If a framework requires you to be just as, if not more competent in its niches to achieve the same end you could've achieved without it, I think that makes it bad.

That's like if an HTTP framework could only be effective at the protocol level with a team competent in HTTP. The whole point of a framework is abstraction.

I have never once seen how GraphQL (the language) provides any sort of abstraction that the general framework itself doesn't, and the little abstraction GraphQL the framework does provide you can mostly sum up by just generating an OpenAPI over a set of schemas, with a whole host of benefits and few trade offs (on the implementation side, which is where your 10x devs usually live anyways).
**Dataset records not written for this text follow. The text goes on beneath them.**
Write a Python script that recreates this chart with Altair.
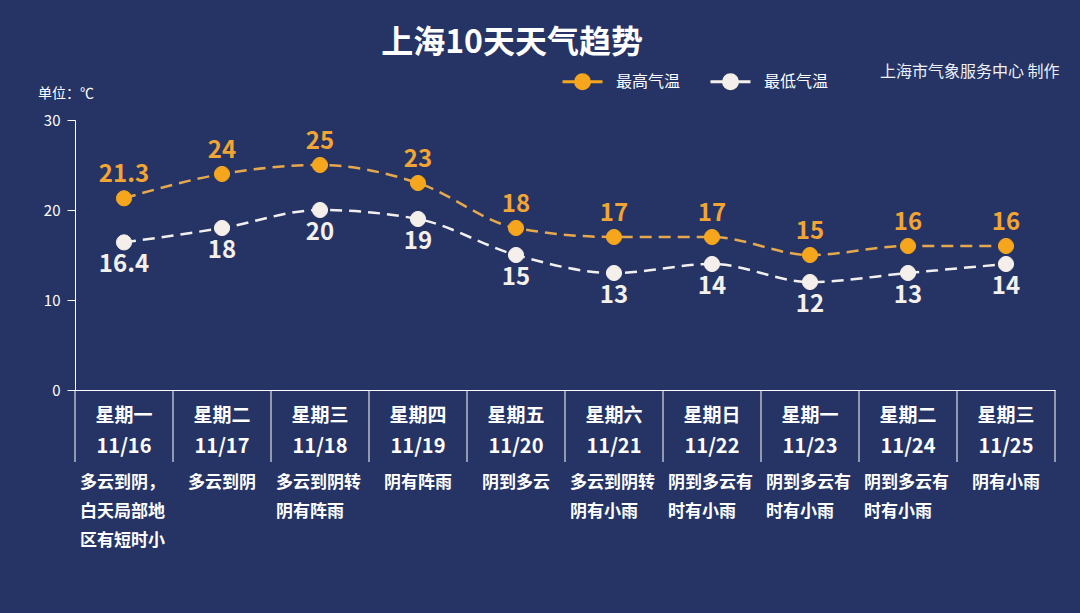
import altair as alt
import pandas as pd

title_text = "上海10天天气趋势"
unit_text = "单位：℃"
source_text = "上海市气象服务中心 制作"
series_names = ["最高气温", "最低气温"]
days = ["星期一", "星期二", "星期三", "星期四", "星期五", "星期六", "星期日", "星期一", "星期二", "星期三"]
dates = ["11/16", "11/17", "11/18", "11/19", "11/20", "11/21", "11/22", "11/23", "11/24", "11/25"]
high = [21.3, 24, 25, 23, 18, 17, 17, 15, 16, 16]
low = [16.4, 18, 20, 19, 15, 13, 14, 12, 13, 14]
weather = [
    "多云到阴，\n白天局部地\n区有短时小",
    "多云到阴",
    "多云到阴转\n阴有阵雨",
    "阴有阵雨",
    "阴到多云",
    "多云到阴转\n阴有小雨",
    "阴到多云有\n时有小雨",
    "阴到多云有\n时有小雨",
    "阴到多云有\n时有小雨",
    "阴有小雨",
]
y_ticks = [0, 10, 20, 30]

BG = "#253465"
ORANGE = "#f5a61c"
ORANGE_LINE = "#e6a84c"
WHITE_PT = "#f4efea"
WHITE_LINE = "#f2f0ee"
FONT = "Noto Sans CJK SC"

idx = list(range(len(days)))
df = pd.DataFrame({"idx": idx, "day": days, "date": dates, "weather": weather})
df["multi"] = df["weather"].str.contains("\n")
long = pd.concat([
    pd.DataFrame({"idx": idx, "series": series_names[0], "value": high}),
    pd.DataFrame({"idx": idx, "series": series_names[1], "value": low}),
], ignore_index=True)
long["label"] = long["value"].map(lambda v: f"{v:g}")
bounds = pd.DataFrame({"b": [i - 0.5 for i in range(len(days) + 1)]})

xscale = alt.Scale(domain=[-0.5, len(days) - 0.5], nice=False, zero=False)
xaxis = alt.Axis(labels=False, ticks=False, grid=False, domainColor="white",
                 domainWidth=1, title=None)
yscale = alt.Scale(domain=[0, 30], nice=False)
yaxis = alt.Axis(values=y_ticks, grid=False, domainColor="white", tickColor="white",
                 tickSize=8, labelColor="white", labelFontSize=15, labelFont=FONT,
                 labelPadding=7, title=None)

X = alt.X("idx:Q", scale=xscale, axis=xaxis)
Y = alt.Y("value:Q", scale=yscale, axis=yaxis)

base = alt.Chart(long)
hi = base.transform_filter(alt.datum.series == series_names[0])
lo = base.transform_filter(alt.datum.series == series_names[1])

line_hi = hi.mark_line(strokeWidth=2.5, strokeDash=[12, 7], interpolate="monotone",
                       color=ORANGE_LINE).encode(x=X, y=Y)
line_lo = lo.mark_line(strokeWidth=2.5, strokeDash=[12, 7], interpolate="monotone",
                       color=WHITE_LINE).encode(x=X, y=Y)

legend_path = "M-1,0L1,0M0.35,0A0.35,0.35,0,1,1,-0.35,0A0.35,0.35,0,1,1,0.35,0Z"
leg = alt.Legend(title=None, orient="none", legendX=486, legendY=-60,
                 direction="horizontal", symbolType=legend_path,
                 symbolSize=1600, symbolStrokeWidth=3, symbolOpacity=1,
                 labelColor="white", labelFontSize=16, labelFont=FONT,
                 labelOffset=12, columnPadding=23, padding=0)
pscale = alt.Scale(domain=series_names, range=[ORANGE, WHITE_PT])
points = base.mark_point(filled=True, size=230, opacity=1, strokeWidth=1).encode(
    x=X, y=Y,
    fill=alt.Fill("series:N", scale=pscale, legend=leg),
    stroke=alt.Stroke("series:N", scale=pscale, legend=leg),
)

high_labels = hi.mark_text(
    dy=-23, fontSize=24, fontWeight="bold", font=FONT, color="#f2a533").encode(
    x=X, y=Y, text="label:N")
low_labels = lo.mark_text(
    dy=23, fontSize=24, fontWeight="bold", font=FONT, color="#f4f0ec").encode(
    x=X, y=Y, text="label:N")

rules = alt.Chart(bounds).mark_rule(color="white", strokeWidth=1).encode(
    x=alt.X("b:Q", scale=xscale, axis=xaxis), y=alt.value(270), y2=alt.value(342))

tbl = alt.Chart(df)
TX = alt.X("idx:Q", scale=xscale, axis=xaxis)
day_text = tbl.mark_text(fontSize=19, fontWeight="bold", font=FONT, color="white").encode(
    x=TX, y=alt.value(296), text="day:N")
date_text = tbl.mark_text(fontSize=20, fontWeight="bold", font=FONT, color="white").encode(
    x=TX, y=alt.value(327), text="date:N")
w_multi = tbl.transform_filter("datum.multi").mark_text(
    fontSize=17, fontWeight="bold", font=FONT, color="white", align="left", baseline="top",
    dx=-44, lineBreak="\n", lineHeight=29).encode(
    x=TX, y=alt.value(355), text="weather:N")
w_single = tbl.transform_filter("!datum.multi").mark_text(
    fontSize=17, fontWeight="bold", font=FONT, color="white", align="center", baseline="top").encode(
    x=TX, y=alt.value(355), text="weather:N")

title = alt.Chart(pd.DataFrame({"t": [title_text]})).mark_text(
    fontSize=32, fontWeight="bold", font=FONT, color="white").encode(
    text="t:N", x=alt.value(437), y=alt.value(-77))
unit = alt.Chart(pd.DataFrame({"t": [unit_text]})).mark_text(
    fontSize=14, font=FONT, color="white", align="left").encode(
    text="t:N", x=alt.value(-37), y=alt.value(-26))
source = alt.Chart(pd.DataFrame({"t": [source_text]})).mark_text(
    fontSize=16, font=FONT, color="#eef0f6", align="left").encode(
    text="t:N", x=alt.value(805), y=alt.value(-48))

chart = alt.layer(
    rules, line_hi, line_lo, points, high_labels, low_labels, day_text, date_text,
    w_multi, w_single, title, unit, source,
).properties(
    width=980, height=270,
    background=BG,
    padding={"left": 75, "top": 120, "right": 25, "bottom": 223},
    autosize=alt.AutoSizeParams(type="none"),
).configure_view(strokeWidth=0)

chart.save("out.html", embed_options={"renderer": "svg", "actions": False})
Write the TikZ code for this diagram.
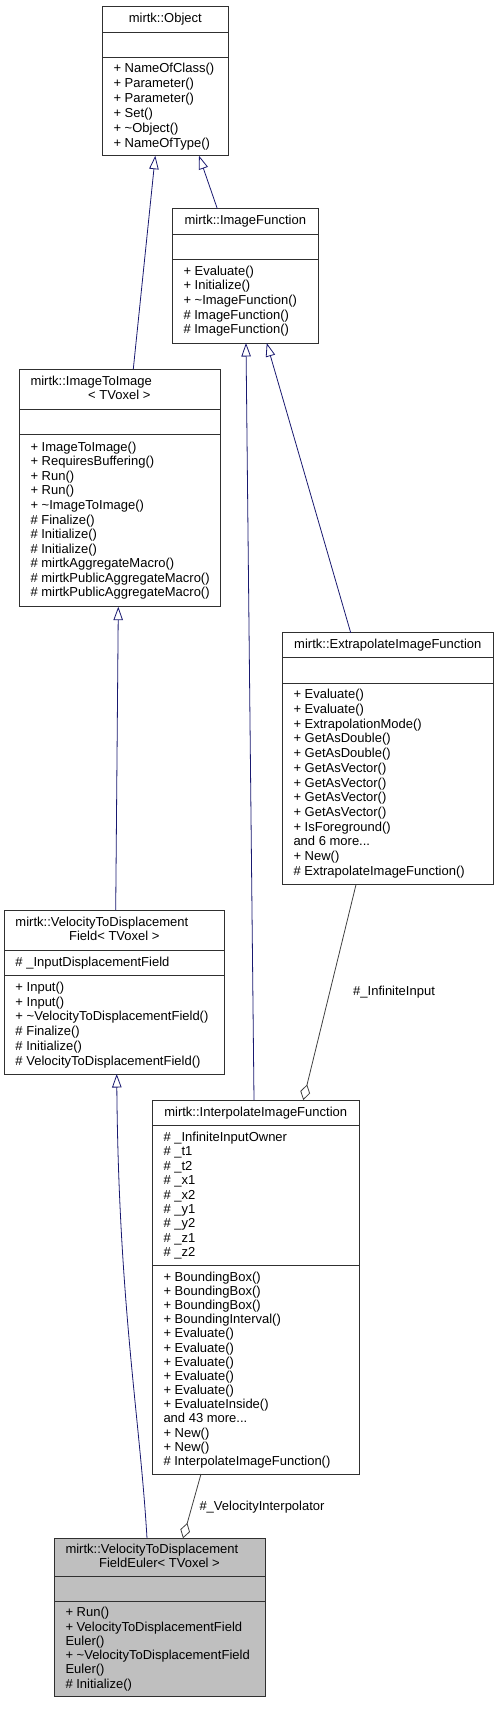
\documentclass[tikz,border=0pt]{standalone}
\usepackage{fontspec}
\setmainfont{Liberation Sans}
\usepackage{tikz}
\usetikzlibrary{arrows.meta}
\definecolor{edgeblue}{RGB}{25,25,112}
\definecolor{edgegray}{RGB}{64,64,64}
\definecolor{boxline}{RGB}{48,48,48}
\definecolor{boxgray}{RGB}{191,191,191}

\begin{document}
\begin{tikzpicture}[x=1pt,y=-1pt]
      \tikzset{cls/.style={draw=boxline,line width=0.9pt,fill=white,anchor=north west,inner sep=0,outer sep=0},
        sep/.style={draw=boxline,line width=0.9pt},
        txt/.style={anchor=base west,inner sep=0,align=left,font=\fontsize{13}{#1}\selectfont},
        txt/.default=14.6,
        ttl/.style={anchor=base,inner sep=0,font=\fontsize{13}{14.6}\selectfont},
        inh/.style={draw=edgeblue,line width=0.8pt,-{Triangle[open,length=13.5pt,width=9.5pt]}},
        agg/.style={draw=edgegray,line width=0.8pt,-{Diamond[open,length=16pt,width=10pt]}}}
      \useasboundingbox (0,0) rectangle (497,1720);
      % boxes
      \node[cls,minimum width=125.3pt,minimum height=149.4pt] (obj) at (102.7,6.3) {};
      \node[cls,minimum width=145.3pt,minimum height=134.3pt] (imf) at (172.7,208.7) {};
      \node[cls,minimum width=201.7pt,minimum height=237.7pt] (iti) at (19,369) {};
      \node[cls,minimum width=211pt,minimum height=252pt] (epf) at (282.3,632.7) {};
      \node[cls,minimum width=220.4pt,minimum height=164pt] (vtd) at (4.3,910) {};
      \node[cls,minimum width=206.7pt,minimum height=374pt] (ipf) at (152.3,1100) {};
      \node[cls,fill=boxgray,minimum width=211.7pt,minimum height=158.4pt] (eul) at (54,1538.3) {};
      % compartment lines
      \foreach \b/\y in {obj/32,obj/57.3,imf/234,imf/259.3,iti/409.3,iti/434.7,epf/657.7,epf/683,vtd/950,vtd/975.3,ipf/1125,ipf/1265,eul/1576.7,eul/1601.3}{\draw[sep] (\b.west |- 0,\y) -- (\b.east |- 0,\y);}
      % texts (multi-line blocks sit on their last baseline)
      \node[ttl] (objT) at (165.3,22.8) {mirtk::Object};
      \node[txt=14.88] (objM) at (113.3,147.2) {+ NameOfClass()\\+ Parameter()\\+ Parameter()\\+ Set()\\+ \textasciitilde Object()\\+ NameOfType()};
      \node[ttl] (imfT) at (245.3,224.8) {mirtk::ImageFunction};
      \node[txt=14.65] (imfM) at (183.3,333.8) {+ Evaluate()\\+ Initialize()\\+ \textasciitilde ImageFunction()\\\# ImageFunction()\\\# ImageFunction()};
      \node[txt] (itiT) at (30.3,385.2) {mirtk::ImageToImage};
      \node[ttl] (itiT2) at (119.3,399.5) {< TVoxel >};
      \node[txt=14.56] (itiM) at (30.3,596.8) {+ ImageToImage()\\+ RequiresBuffering()\\+ Run()\\+ Run()\\+ \textasciitilde ImageToImage()\\\# Finalize()\\\# Initialize()\\\# Initialize()\\\# mirtkAggregateMacro()\\\# mirtkPublicAggregateMacro()\\\# mirtkPublicAggregateMacro()};
      \node[ttl] (epfT) at (387.8,648.8) {mirtk::ExtrapolateImageFunction};
      \node[txt=14.7] (epfM) at (293.3,875.2) {+ Evaluate()\\+ Evaluate()\\+ ExtrapolationMode()\\+ GetAsDouble()\\+ GetAsDouble()\\+ GetAsVector()\\+ GetAsVector()\\+ GetAsVector()\\+ GetAsVector()\\+ IsForeground()\\and 6 more...\\+ New()\\\# ExtrapolateImageFunction()};
      \node[txt] (vtdT) at (15.3,926.2) {mirtk::VelocityToDisplacement};
      \node[ttl] (vtdT2) at (114.3,940.5) {Field< TVoxel >};
      \node[txt] (vtdA) at (15.3,966.2) {\# \_InputDisplacementField};
      \node[txt=14.8] (vtdM) at (15.3,1065.2) {+ Input()\\+ Input()\\+ \textasciitilde VelocityToDisplacementField()\\\# Finalize()\\\# Initialize()\\\# VelocityToDisplacementField()};
      \node[ttl] (ipfT) at (255.7,1116.2) {mirtk::InterpolateImageFunction};
      \node[txt=14.45] (ipfA) at (163.3,1256.8) {\# \_InfiniteInputOwner\\\# \_t1\\\# \_t2\\\# \_x1\\\# \_x2\\\# \_y1\\\# \_y2\\\# \_z1\\\# \_z2};
      \node[txt=14.18] (ipfM) at (163.3,1465.5) {+ BoundingBox()\\+ BoundingBox()\\+ BoundingBox()\\+ BoundingInterval()\\+ Evaluate()\\+ Evaluate()\\+ Evaluate()\\+ Evaluate()\\+ Evaluate()\\+ EvaluateInside()\\and 43 more...\\+ New()\\+ New()\\\# InterpolateImageFunction()};
      \node[txt] (eulT) at (65.3,1553.8) {mirtk::VelocityToDisplacement};
      \node[ttl] (eulT2) at (159.5,1567.8) {FieldEuler< TVoxel >};
      \node[txt=14.28] (eulM) at (65.3,1688.2) {+ Run()\\+ VelocityToDisplacementField\\Euler()\\+ \textasciitilde VelocityToDisplacementField\\Euler()\\\# Initialize()};
      % edge labels
      \node[txt] (lblInf) at (353,995.2) {\#\_InfiniteInput};
      \node[txt] (lblVel) at (199.3,1510.2) {\#\_VelocityInterpolator};
      % inheritance
      \draw[inh] ([xshift=114.3pt]iti.north west) -- ([xshift=52.6pt]obj.south west);
      \draw[inh] ([xshift=44.6pt]imf.north west) -- ([xshift=96.3pt]obj.south west);
      \draw[inh] ([xshift=101.7pt]ipf.north west) -- ([xshift=73.3pt]imf.south west);
      \draw[inh] ([xshift=68.4pt]epf.north west) -- ([xshift=94pt]imf.south west);
      \draw[inh] ([xshift=111.4pt]vtd.north west) -- ([xshift=99.3pt]iti.south west);
      \draw[inh] ([xshift=93pt]eul.north west) .. controls +(-7,-120) and +(2,230) .. ([xshift=112.4pt]vtd.south west);
      % aggregation
      \draw[agg] ([xshift=73.7pt]epf.south west) -- ([xshift=151pt]ipf.north west);
      \draw[agg] ([xshift=48.7pt]ipf.south west) -- ([xshift=129pt]eul.north west);
    \end{tikzpicture}
\end{document}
It's weird. It's like the main benefit of GraphQL is that there are groups of developers who understand it, but the biggest drawback is that it is needlessly complex, which again, seems to indicate GraphQL is bad. It's an abstraction that creates needless complexity (that you necessarily can't reverse because it's apart of the spec..)



I think it's needlessly complex if you have to write resolvers by hand.

I essentially only do that for mutations, and they are no more complex than writing POST handlers.

Essentially all the rest is schema-first and it's _so_ quick and simple.

https://lighthouse-php.com


If you don't need to write resolvers by hand, from experience I can tell you writing an OpenAPI over an ORM/ODM is trivial and will accomplish the same end. It's schema-first and quick and simple (it's as simple as defining the schema in your ORM library, your generator will handle the rest)

If you do need them, as you said it's going to be complex either way.